Lucepedia

Digitale theologische encyclopedie

Verantwoordelijke redacteur dossier: Liuwe Westra
Dossiers » Concilie van Constantinopel (381) » introductie » Het (tweede oecumenische) concilie van Constantinopel (381)

Het (tweede oecumenische) concilie van Constantinopel (381)
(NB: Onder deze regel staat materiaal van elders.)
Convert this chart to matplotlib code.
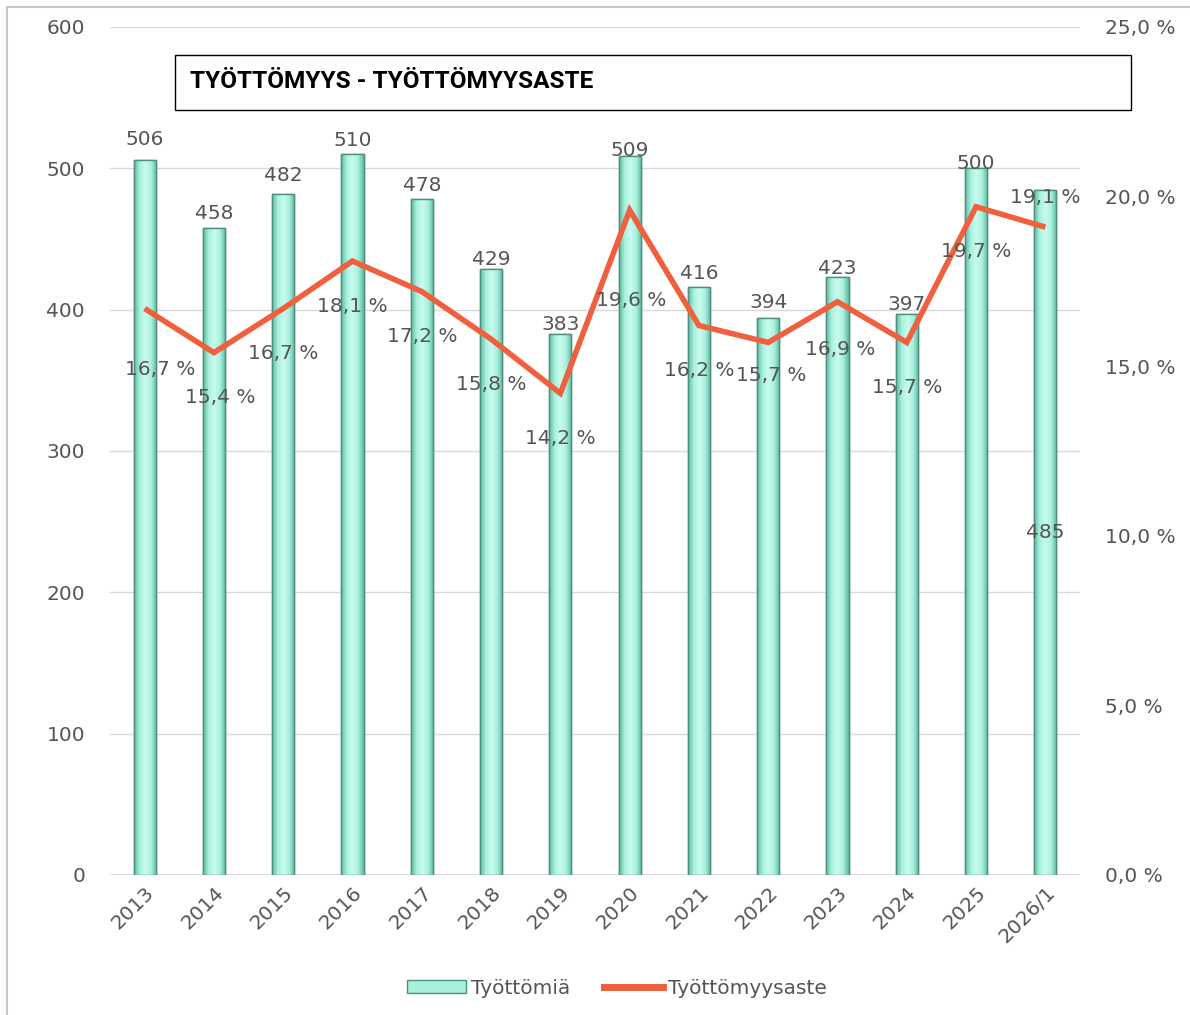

Na het concilie van Nicea (325), dat weliswaar een officiële geloofsbelijdenis opstelde maar geen theologische eenheid bracht, was er meer dan een halve eeuw felle theologische strijd geleverd, aanvankelijk over de goddelijke status van de Zoon, later ook over die van de Heilige Geest. Met name de strijd rondom de status van de Zoon, waarbij een meer ariaans gekleurde theologie een tijd lang de overhand leek te krijgen ondanks de besluiten van Nicea, had ook verschillende keizers intensief beziggehouden. De strijd om de status van de Heilige Geest was van recenter datum.

Herhaaldelijk waren er ook pogingen ondernomen de geschilpunten door middel van een nieuw concilie op te lossen. Er zijn ook daadwerkelijk verscheidene grote concilies of synodes gehouden, maar geen daarvan lukte het tot een uitspraak te komen, die door de hele kerk werd erkend. In 378 had Gratianus, de eerste orthodoxe keizer sinds jaren, reeds toegezegd, dat er een nieuw oecumenisch concilie zou komen. In 379 werd hij alleenheerser van het hele rijk, maar omdat zowel in het oosten als in het westen de militaire situatie precair was, werd meteen een medekeizer voor het oosten gekozen: Theodosius. Ook deze keizer was orthodox. Nog later werd Gratianus gedwongen ook Valentinianus als medekeizer te erkennen, maar dan van het centrale gedeelte van het Romeinse rijk. In 380 vaardigden de drie keizers reeds een edict uit, dat alle christenen de besluiten van het concilie van Nicea dienden te erkennen.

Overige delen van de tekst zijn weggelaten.